Présentation de l’auteur

Catherine Pont-Humbert

Catherine Pont-Humbert est écrivaine, poète, journaliste littéraire, lectrice et conceptrice de lectures musicales.

Productrice à France Culture de 1990 à 2010, elle y a réalisé de très nombreux grands entretiens (« A voix nue ») et documentaires. Depuis, elle programme et anime des rencontres littéraires à l’occasion de festivals de littérature en France et dans des pays francophones.

Elle est titulaire d’un doctorat de lettres modernes portant sur la littérature du Québec qui lui a valu une bouse de recherche du Conseil des Arts du Canada.

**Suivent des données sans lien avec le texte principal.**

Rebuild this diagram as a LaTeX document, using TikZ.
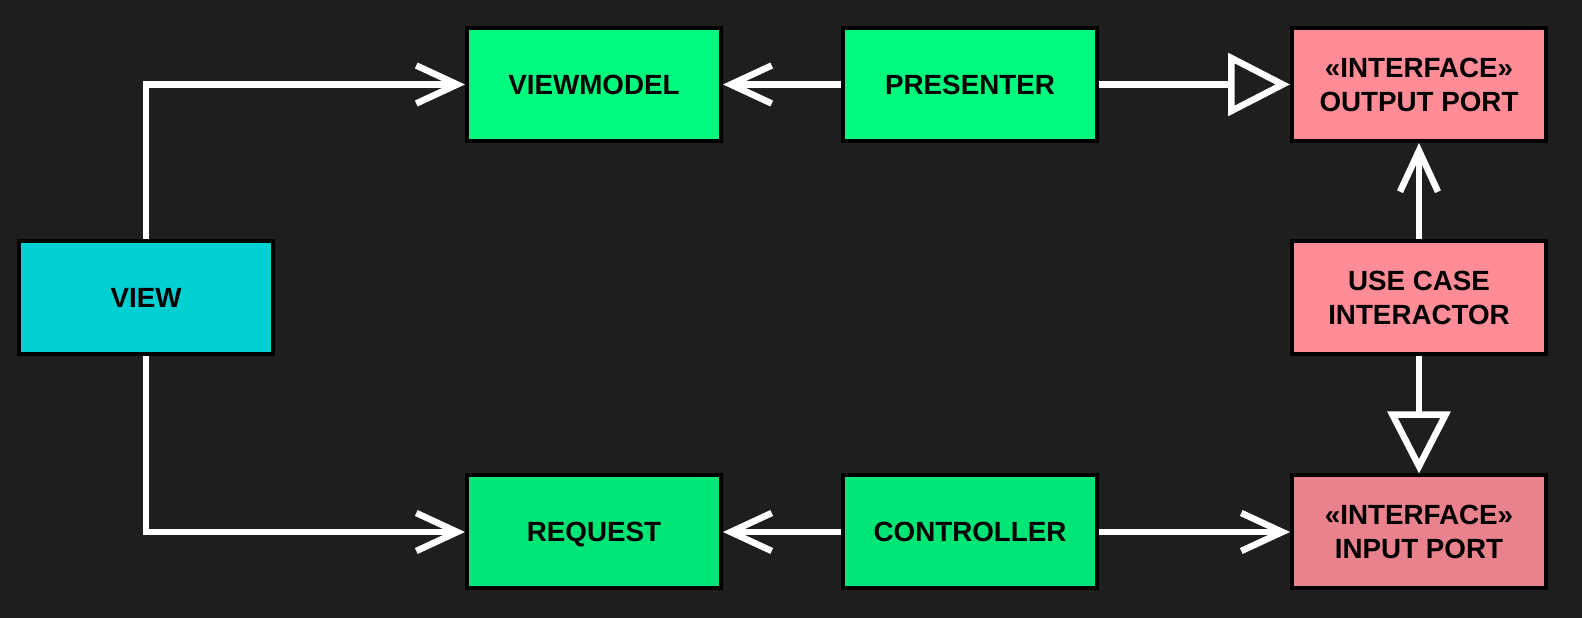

Elle a vécu à Montréal.

Elle est par ailleurs membre du comité de rédaction de la revue Apulée (dirigée par Hubert Haddad) depuis sa création, membre de l’équipe du Festival de poésie de Sète, et membre du comité de direction du PEN Club français.

Bibliographie 

Elle est l’auteur d’essais, de récits, et de livres de poésie. Elle a notamment publié Carnets de Montréal, éditions du Passage, 2016, La Scène (récit), éditions Unicité, 2019, Légère est la vie parfois (poésie), éd. Jacques André, 2020, Les Lits du monde (poésie), éditions la rumeur libre, 2021, Chemins (livre d’artiste avec des encres de Jean-Luc Guinamant), éditions Transignum 2022, Noir printemps (poésie), éditions la rumeur libre, 2023, Quand les mots ne tiennent qu’à un fil. Une épopée poétique (prose poétique), éditions La tête à l’envers, 2025 (prix Vénus Khoury-Ghata, première sélection du prix Mallarmé).

Sa poésie est parue en revues (Apulée, Les cahiers du sens, Siirden, Verso, Concerto pour marées et silence, Recours au poème), dans des anthologies (« Feu » éditions Henry, « Du corps du poète au corps poétique » jeudidesmots.com, « Europoesia », « l’Athanor des poètes », « Voix vives de Méditerranée » …). Elle est régulièrement invitée dans des festivals de poésie en France et à l’étranger.